--- Direction ---
Pictures stay out of the copy; set down each line of the listing below exactly.

......

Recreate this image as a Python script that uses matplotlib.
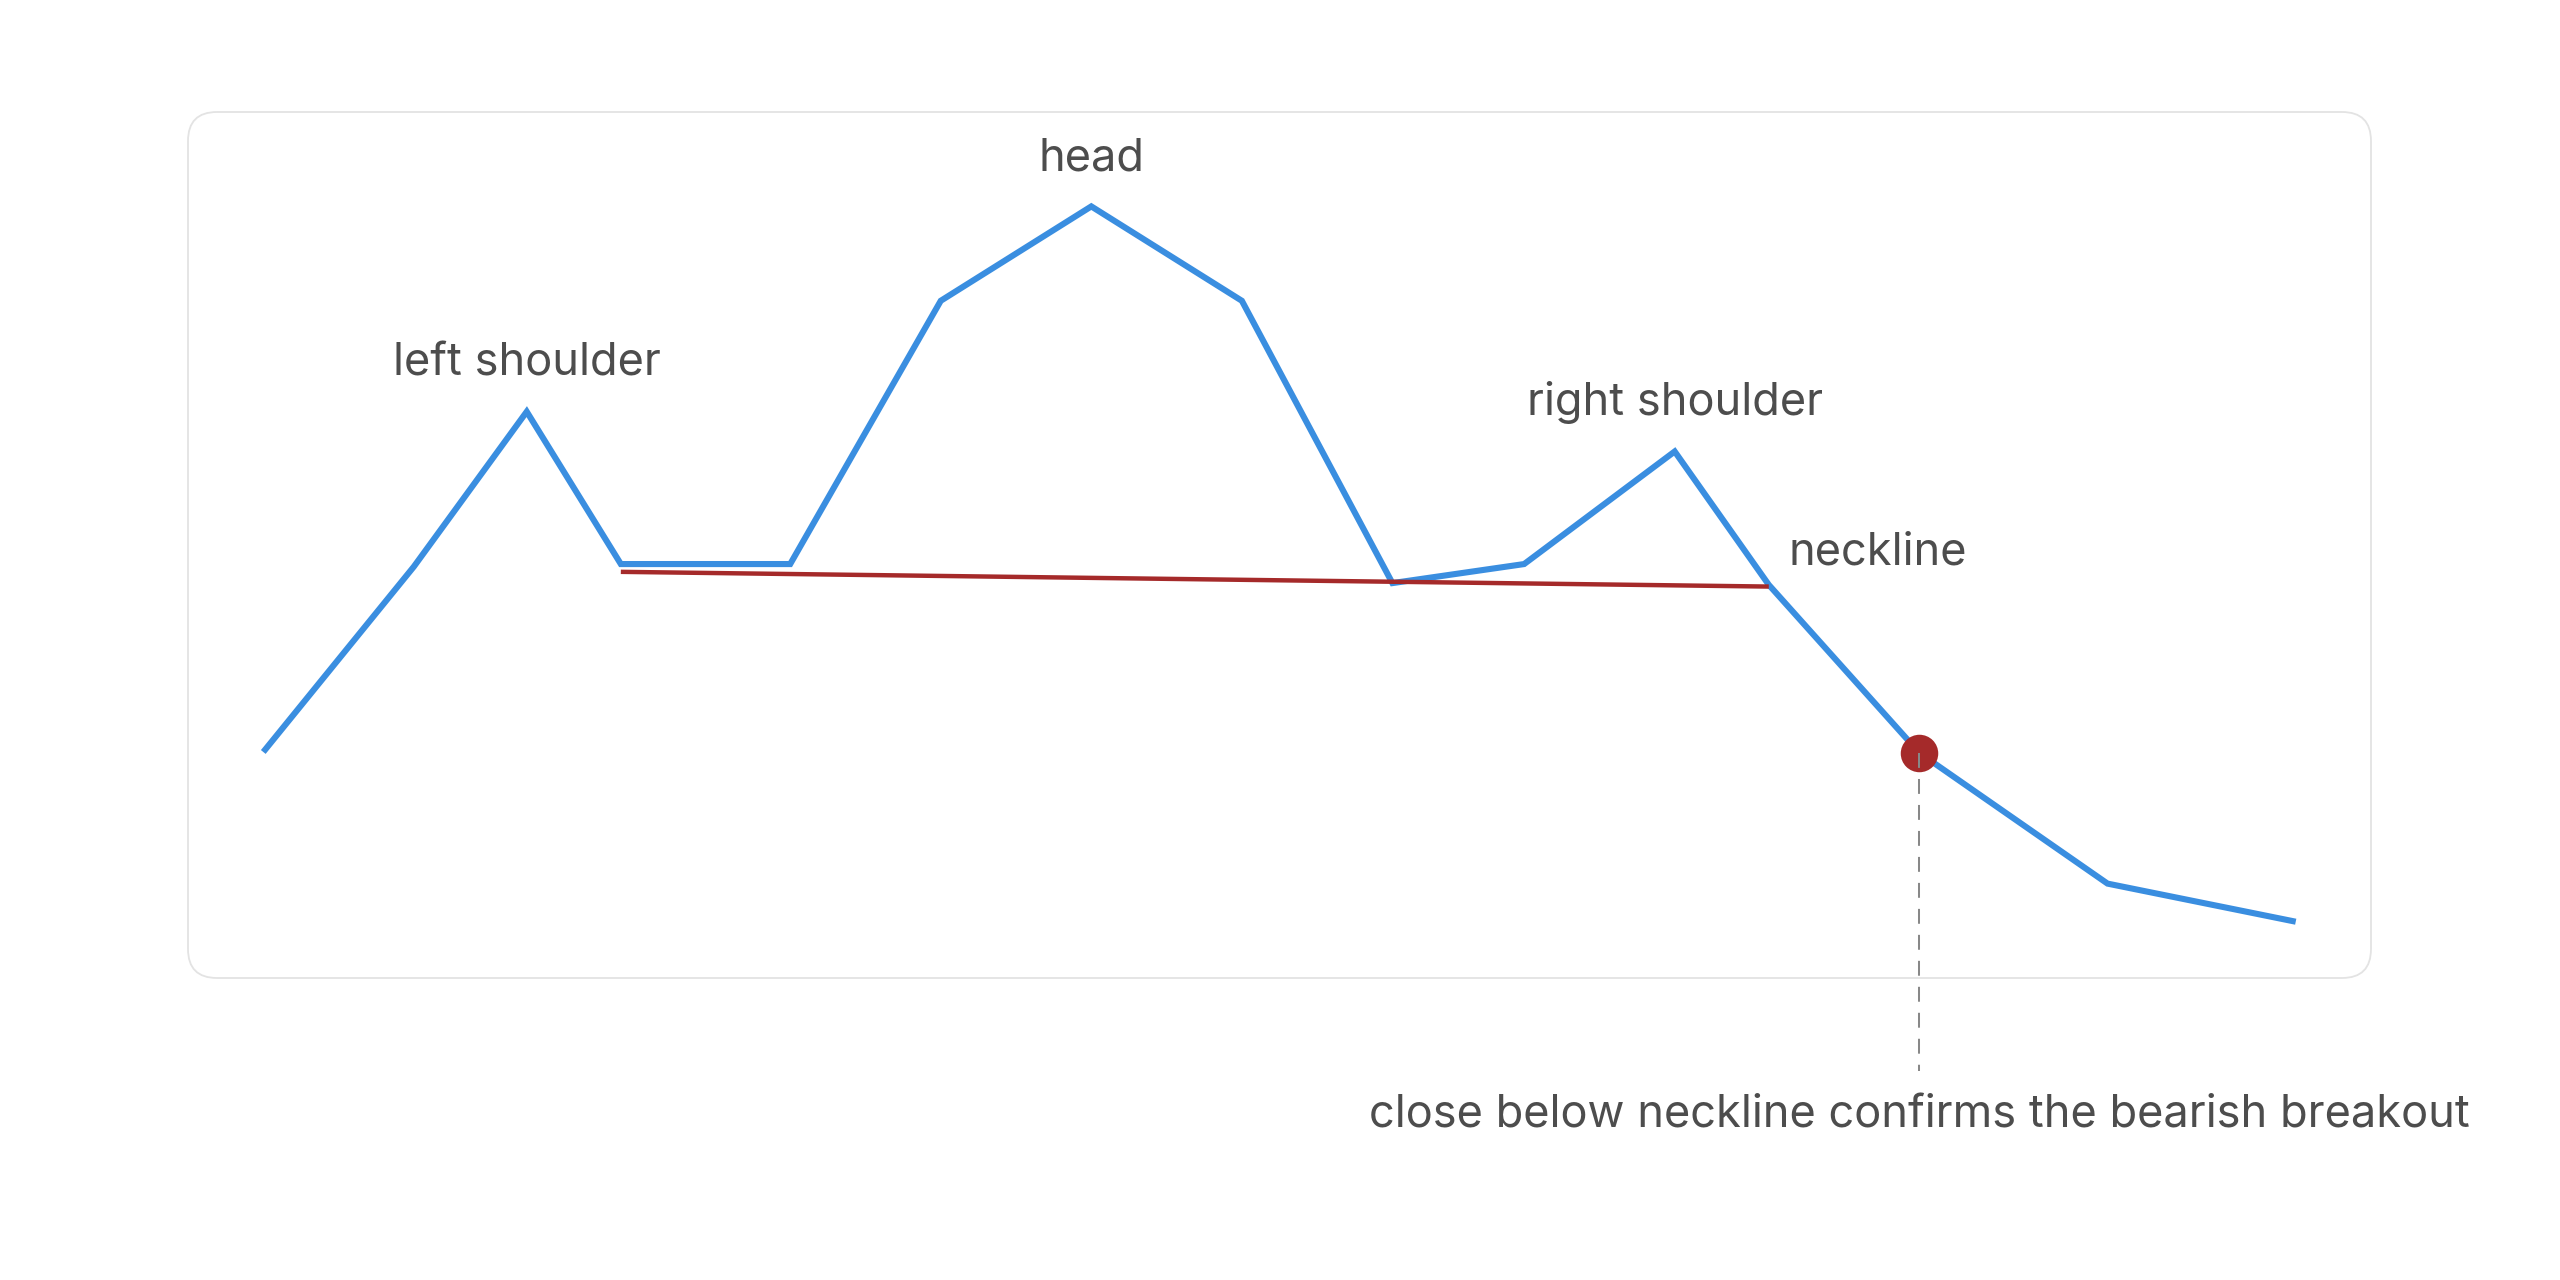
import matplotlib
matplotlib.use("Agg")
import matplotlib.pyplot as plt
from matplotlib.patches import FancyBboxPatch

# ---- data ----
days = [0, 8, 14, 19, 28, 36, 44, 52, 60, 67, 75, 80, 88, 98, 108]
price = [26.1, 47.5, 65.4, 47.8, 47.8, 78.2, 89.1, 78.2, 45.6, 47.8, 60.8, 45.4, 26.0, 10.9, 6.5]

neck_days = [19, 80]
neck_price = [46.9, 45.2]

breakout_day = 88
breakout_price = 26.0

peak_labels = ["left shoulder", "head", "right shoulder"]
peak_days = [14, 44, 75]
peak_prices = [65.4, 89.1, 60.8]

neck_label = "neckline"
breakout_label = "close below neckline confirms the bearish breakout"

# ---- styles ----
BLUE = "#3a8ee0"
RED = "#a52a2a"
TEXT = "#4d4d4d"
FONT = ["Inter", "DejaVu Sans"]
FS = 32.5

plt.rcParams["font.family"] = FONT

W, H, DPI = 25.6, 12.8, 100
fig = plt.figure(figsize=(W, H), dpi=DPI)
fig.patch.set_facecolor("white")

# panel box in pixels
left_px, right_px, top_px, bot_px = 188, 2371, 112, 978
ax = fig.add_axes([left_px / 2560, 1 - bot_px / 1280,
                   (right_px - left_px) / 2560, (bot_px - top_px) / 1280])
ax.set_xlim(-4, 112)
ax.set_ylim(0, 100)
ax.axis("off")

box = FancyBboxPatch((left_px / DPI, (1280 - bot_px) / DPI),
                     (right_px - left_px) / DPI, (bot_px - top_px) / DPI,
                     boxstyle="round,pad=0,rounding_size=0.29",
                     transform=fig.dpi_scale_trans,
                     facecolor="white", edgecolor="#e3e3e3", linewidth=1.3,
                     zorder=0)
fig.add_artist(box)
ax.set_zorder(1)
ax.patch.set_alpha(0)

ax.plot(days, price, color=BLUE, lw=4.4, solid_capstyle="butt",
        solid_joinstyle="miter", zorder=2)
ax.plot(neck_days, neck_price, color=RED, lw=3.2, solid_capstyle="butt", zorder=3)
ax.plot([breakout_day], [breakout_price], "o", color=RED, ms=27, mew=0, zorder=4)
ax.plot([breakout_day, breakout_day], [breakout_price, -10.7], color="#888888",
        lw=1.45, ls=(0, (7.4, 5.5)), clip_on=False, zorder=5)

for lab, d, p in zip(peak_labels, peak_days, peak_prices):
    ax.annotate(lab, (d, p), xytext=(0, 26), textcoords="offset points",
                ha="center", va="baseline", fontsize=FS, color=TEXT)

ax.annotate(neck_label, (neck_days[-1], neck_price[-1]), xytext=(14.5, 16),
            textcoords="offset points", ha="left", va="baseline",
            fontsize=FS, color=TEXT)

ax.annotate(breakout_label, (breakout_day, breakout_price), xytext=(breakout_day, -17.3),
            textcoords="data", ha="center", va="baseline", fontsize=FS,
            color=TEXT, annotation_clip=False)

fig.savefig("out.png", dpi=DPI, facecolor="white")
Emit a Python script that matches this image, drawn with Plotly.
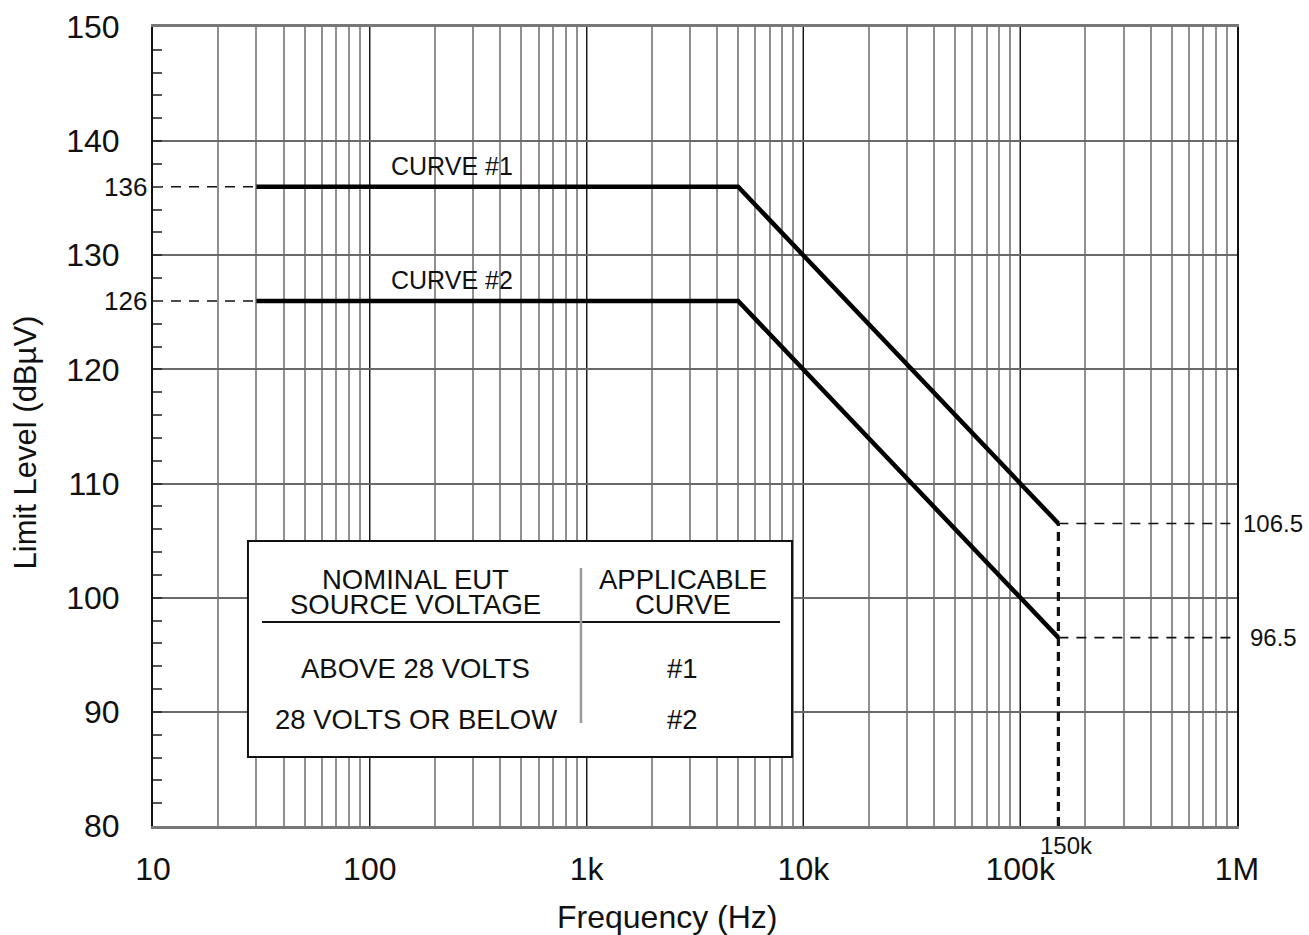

......

--- Solution for this problem ---
Recreate this image as a Python script that uses matplotlib.
import matplotlib
matplotlib.use("Agg")
import matplotlib.pyplot as plt
from matplotlib.patches import FancyBboxPatch

# ---- data ----
days = [0, 8, 14, 19, 28, 36, 44, 52, 60, 67, 75, 80, 88, 98, 108]
price = [26.1, 47.5, 65.4, 47.8, 47.8, 78.2, 89.1, 78.2, 45.6, 47.8, 60.8, 45.4, 26.0, 10.9, 6.5]

neck_days = [19, 80]
neck_price = [46.9, 45.2]

breakout_day = 88
breakout_price = 26.0

peak_labels = ["left shoulder", "head", "right shoulder"]
peak_days = [14, 44, 75]
peak_prices = [65.4, 89.1, 60.8]

neck_label = "neckline"
breakout_label = "close below neckline confirms the bearish breakout"

# ---- styles ----
BLUE = "#3a8ee0"
RED = "#a52a2a"
TEXT = "#4d4d4d"
FONT = ["Inter", "DejaVu Sans"]
FS = 32.5

plt.rcParams["font.family"] = FONT

W, H, DPI = 25.6, 12.8, 100
fig = plt.figure(figsize=(W, H), dpi=DPI)
fig.patch.set_facecolor("white")

# panel box in pixels
left_px, right_px, top_px, bot_px = 188, 2371, 112, 978
ax = fig.add_axes([left_px / 2560, 1 - bot_px / 1280,
                   (right_px - left_px) / 2560, (bot_px - top_px) / 1280])
ax.set_xlim(-4, 112)
ax.set_ylim(0, 100)
ax.axis("off")

box = FancyBboxPatch((left_px / DPI, (1280 - bot_px) / DPI),
                     (right_px - left_px) / DPI, (bot_px - top_px) / DPI,
                     boxstyle="round,pad=0,rounding_size=0.29",
                     transform=fig.dpi_scale_trans,
                     facecolor="white", edgecolor="#e3e3e3", linewidth=1.3,
                     zorder=0)
fig.add_artist(box)
ax.set_zorder(1)
ax.patch.set_alpha(0)

ax.plot(days, price, color=BLUE, lw=4.4, solid_capstyle="butt",
        solid_joinstyle="miter", zorder=2)
ax.plot(neck_days, neck_price, color=RED, lw=3.2, solid_capstyle="butt", zorder=3)
ax.plot([breakout_day], [breakout_price], "o", color=RED, ms=27, mew=0, zorder=4)
ax.plot([breakout_day, breakout_day], [breakout_price, -10.7], color="#888888",
        lw=1.45, ls=(0, (7.4, 5.5)), clip_on=False, zorder=5)

for lab, d, p in zip(peak_labels, peak_days, peak_prices):
    ax.annotate(lab, (d, p), xytext=(0, 26), textcoords="offset points",
                ha="center", va="baseline", fontsize=FS, color=TEXT)

ax.annotate(neck_label, (neck_days[-1], neck_price[-1]), xytext=(14.5, 16),
            textcoords="offset points", ha="left", va="baseline",
            fontsize=FS, color=TEXT)

ax.annotate(breakout_label, (breakout_day, breakout_price), xytext=(breakout_day, -17.3),
            textcoords="data", ha="center", va="baseline", fontsize=FS,
            color=TEXT, annotation_clip=False)

fig.savefig("out.png", dpi=DPI, facecolor="white")
Emit a Python script that matches this image, drawn with Plotly.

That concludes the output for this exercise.